Sando: Teams are expecting relatively small increases in cap space for the next few seasons. Some of the increases players won in the last labor agreement are showing up in benefits falling outside the salary cap. Daniel Kaplan of SportsBusiness Journal explained some of the dynamics in this 2012 piece.
Kaepernick's deal does run through the 2014 season. Rules prevent players from renegotiating their contracts until following the third year of their rookie contracts. That means Kaepernick, as a second-round draft choice in 2011, becomes eligible to renegotiate before the final year of his rookie contract. So, if Kaepernick continues on his current trajectory, we should expect the 49ers to work toward an agreement with him after the upcoming season.

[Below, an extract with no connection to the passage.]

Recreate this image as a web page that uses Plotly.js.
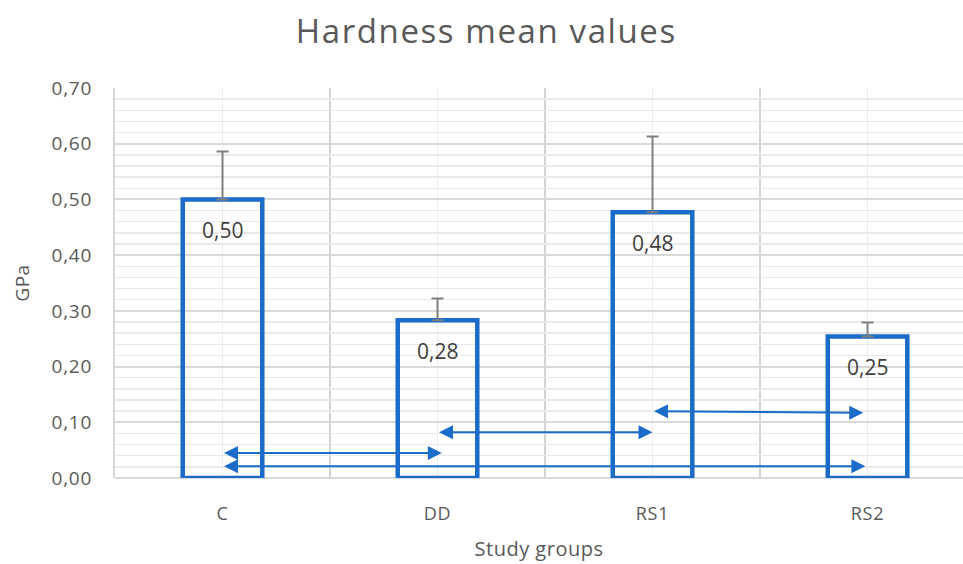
<!DOCTYPE html>
<html>
<head>
<meta charset="utf-8">
<script src="https://cdn.plot.ly/plotly-3.0.1.min.js"></script>
<style>
html,body{margin:0;padding:0;background:#fff}
#chart{width:963px;height:564px}
#chart .gtitle{letter-spacing:1.6px}
#chart .xtick text,#chart .ytick text{letter-spacing:0.8px}
#chart .xtitle,#chart .ytitle{letter-spacing:0.5px}
</style>
</head>
<body>
<div id="chart"></div>
<script>
const categories = ["C", "DD", "RS1", "RS2"];
const meanValues = [0.50, 0.283, 0.477, 0.254];
const errorPlus = [0.086, 0.039, 0.136, 0.025];
// comparison arrows: [from group index, from value, to group index, to value]
const arrowFromX = [0.0, 0.0, 1.0, 2.0];
const arrowFromY = [0.045, 0.021, 0.082, 0.120];
const arrowToX = [1.02, 2.99, 2.0, 2.98];
const arrowToY = [0.045, 0.021, 0.082, 0.117];

const blue = '#1b6bc8';
const idx = categories.map((c, i) => i);
const FONT = 'Open Sans, sans-serif';

const trace = {
  type: 'bar',
  x: idx,
  y: meanValues,
  width: 0.37,
  marker: {color: 'rgba(0,0,0,0)', line: {color: blue, width: 4.5}},
  error_y: {type: 'data', symmetric: false, array: errorPlus, arrayminus: meanValues.map(() => 0),
            color: '#7f7f7f', thickness: 2, width: 6},
  hoverinfo: 'skip'
};

const annotations = [];
meanValues.forEach((v, i) => {
  annotations.push({
    x: i, y: v, xref: 'x', yref: 'y', yanchor: 'top', yshift: -15,
    text: v.toFixed(2).replace('.', ','), showarrow: false,
    font: {family: FONT, size: 21, color: '#404040'}
  });
});
arrowFromX.forEach((x0, i) => {
  annotations.push({
    x: arrowToX[i], y: arrowToY[i], ax: x0, ay: arrowFromY[i],
    xref: 'x', yref: 'y', axref: 'x', ayref: 'y',
    text: '', showarrow: true, arrowside: 'end+start',
    arrowhead: 2, startarrowhead: 2, arrowsize: 1.4, startarrowsize: 1.4,
    arrowwidth: 2, arrowcolor: blue, standoff: 0, startstandoff: 0
  });
});

const layout = {
  width: 963, height: 564,
  margin: {l: 115, r: 0, t: 88, b: 86},
  paper_bgcolor: '#fff', plot_bgcolor: '#fff',
  separators: ',.',
  showlegend: false,
  title: {text: 'Hardness mean values', x: 0.505, xanchor: 'center', y: 0.945, yanchor: 'middle',
          font: {family: FONT, size: 33, color: '#595959'}},
  xaxis: {
    type: 'linear', range: [-0.5, 3.444], tickvals: idx, ticktext: categories,
    showgrid: true, gridcolor: '#ececec', gridwidth: 1.5,
    ticks: '', zeroline: false, showline: false, ticklabelstandoff: 23,
    tickfont: {family: FONT, size: 18, color: '#595959'},
    minor: {tick0: 0.5, dtick: 1, showgrid: true, gridcolor: '#d4d4d4', gridwidth: 2, ticks: ''},
    title: {text: 'Study groups', standoff: 17, font: {family: FONT, size: 20, color: '#595959'}},
    fixedrange: true
  },
  yaxis: {
    range: [0, 0.7], dtick: 0.1, tickformat: '.2f',
    showgrid: true, gridcolor: '#d9d9d9', gridwidth: 2,
    minor: {dtick: 0.02, showgrid: true, gridcolor: '#e9e9e9', gridwidth: 1.5, ticks: ''},
    zeroline: true, zerolinecolor: '#d9d9d9', zerolinewidth: 2,
    showline: true, linecolor: '#d6d6d6', linewidth: 2, mirror: false,
    ticks: '', ticklen: 0, ticklabelstandoff: 17,
    tickfont: {family: FONT, size: 19, color: '#595959'},
    title: {text: 'GPa', standoff: 20, font: {family: FONT, size: 19, color: '#595959'}},
    fixedrange: true
  },
  annotations: annotations
};

Plotly.newPlot('chart', [trace], layout, {displayModeBar: false, staticPlot: true});
</script>
</body>
</html>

The 49ers will of course plan for Kaepernick's next contract. They'll have flexibility regarding the first-year cap number. We've seen Joe Flacco, Percy Harvin and others sign contracts with relatively small first-year cap hits. The 49ers could follow that course if it made sense for them. But with 14 draft choices at their disposal in 2013 alone, the 49ers are in position to stock their roster with lower-cost players.
Justin Smith, Anquan Boldin, Jonathan Goodwin, Donte Whitner, Tarell Brown, Mario Manningham, Phil Dawson, Tramaine Brock and Parys Haralson are among the 49ers' veteran players scheduled to become unrestricted free agents after the 2013 season. San Francisco will replace some of them with draft choices. The 49ers have done a good job re-signing most of their top players in recent seasons. Getting a deal done for Kaepernick before 2014 would make sense. Aldon Smith, Michael Crabtree, Anthony Davis and Mike Iupati are among the core players whose contracts also expire after the 2014 season.
Jay from Cincinnati wants to know how Colin Kaepernick's contract situation with the San Francisco 49ers might align with future increases in salary-cap allotments.